Meski Timnas menang 4-3 dari Turkmenistan, rasanya ada sedikit kekecewaan atas performa Boaz yang melewatkan lebih dari lima kesempatan mencetak gol. Memang hampir semua gol yang dicetak Timnas merupakan hasil umpan Boaz yang terlihat sangat taktis dan berkelas. Gonzales sendiri terlihat tahu diri setelah mencetak dua gol berturut-turut, ia lalu mengendorkan ego-nya dengan memberikan kesempatan pada Boaz mendemonstrasikan kepiawaiannya menggocek bola, memberi umpan dan ruang pada Boaz untuk mencetak gol. Entah sial atau apa, yang tampak sangat menggregetkan, semua kesempatan itu lepas begitu saja.
Bola yang ditendang Boaz terus menerus mental dan menghindar dari gawang Turkmenistan. Secara umum lini belakang Turkmenistan sebenarnya tidak memberi perlawanan yang berarti. Dalam 30 menit setelah Gozales mencetak dua gol, sangat terlihat bagaimana Boaz menjadi ngotot untuk bisa mencetak gol juga. Situasi ini patut disayangkan, karena egonya ini, secara tahap demi tahap dalam penerapan strategi penyerangan, faktanya mampu menularkan nuansa psikologis kebuntuan atau kecenderungan frustrasi pada rekan sekuadron. Untungnya satu gol tambahan dari Nasuha di babak pertama, menjadikan (3 - 0) untuk Timnas, mampu menghentikan kengototan Boaz untuk sementara. Permainan cepat Timnas di babak pertama terlihat tertata cukup apik, dengan tingkat kesalahan yang cukup kecil.
Jelas usaha Boaz yang ngotot itu sedikitnya telah merubah ritme permainan Timnas, terbukti lini belakang timnas sempat mengalami kekacauan, kehilangan konsentrasi, sehingga saat tim lawan memanfaatkan tendangan sudut, ditengah kekacauan di depan gawang Timnas, terjadilah tendangan liar ke arah gawang yang tidak mampu dibendung oleh lini belakang, kedudukan menjadi 3-1. Satu hal yang membuat Boaz terlihat menyadari kesialannya hari ini adalah saat sikapnya yang bijak ketika pada menit ke 71 memberikan umpan pada M Ridwan yang berdiri bebas. Syukurlah Ridwan menyelesaikan kesempatan itu dengan baik sehingga mampu merubah kedudukan menjadi 4-1. Tapi rupanya, dampak akumulasi frustrasi Boaz dalam kegagalan yang berulang-ulang untuk mencetak gol, yang menularkan rasa frustrasi pada rekan sekuadron, menjadi semakin jelas ketika Turkmenistan yang dengan 10 pemain mampu memperkecil kekalahan mereka menjadi 4-3 dalam 20 menit sebelum pertandingan berakhir.

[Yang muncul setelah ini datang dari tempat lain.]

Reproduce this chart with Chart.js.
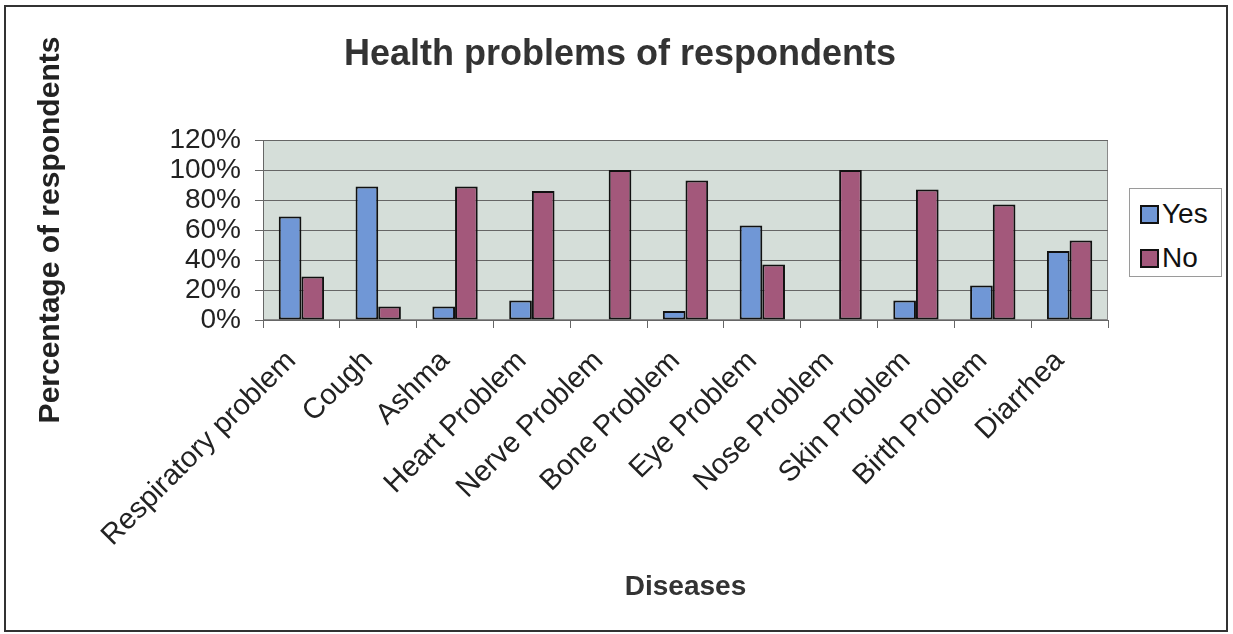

Dilihat dari kualitas permainan hari ini, seharusnya Timnas mampu mencetak lebih dari 8 gol. Siapapun dia, entah Boaz, atau Gonzales harus tetap mengacu pada dasar utama dalam permainan sepakbola, yaitu kerja sama tim. Tidak perlu memaksakan diri untuk harus mencetak gol atau mementingkan ego secara berlebihan. Mencetak gol seharusnya terjadi karena kesempatan yang sepersekian detik itu memang terbuka untuk dimanfaatkan. Jadi bukan memaksakan kesempatan untuk menjadi terbuka. Dalam teknis persepakbolaan yang telah dikuasai dan dialami, insting pemain yang berkelas jelas mampu membedakan mana momen yang memiliki peluang untuk mencetak gol dan mana yang tidak.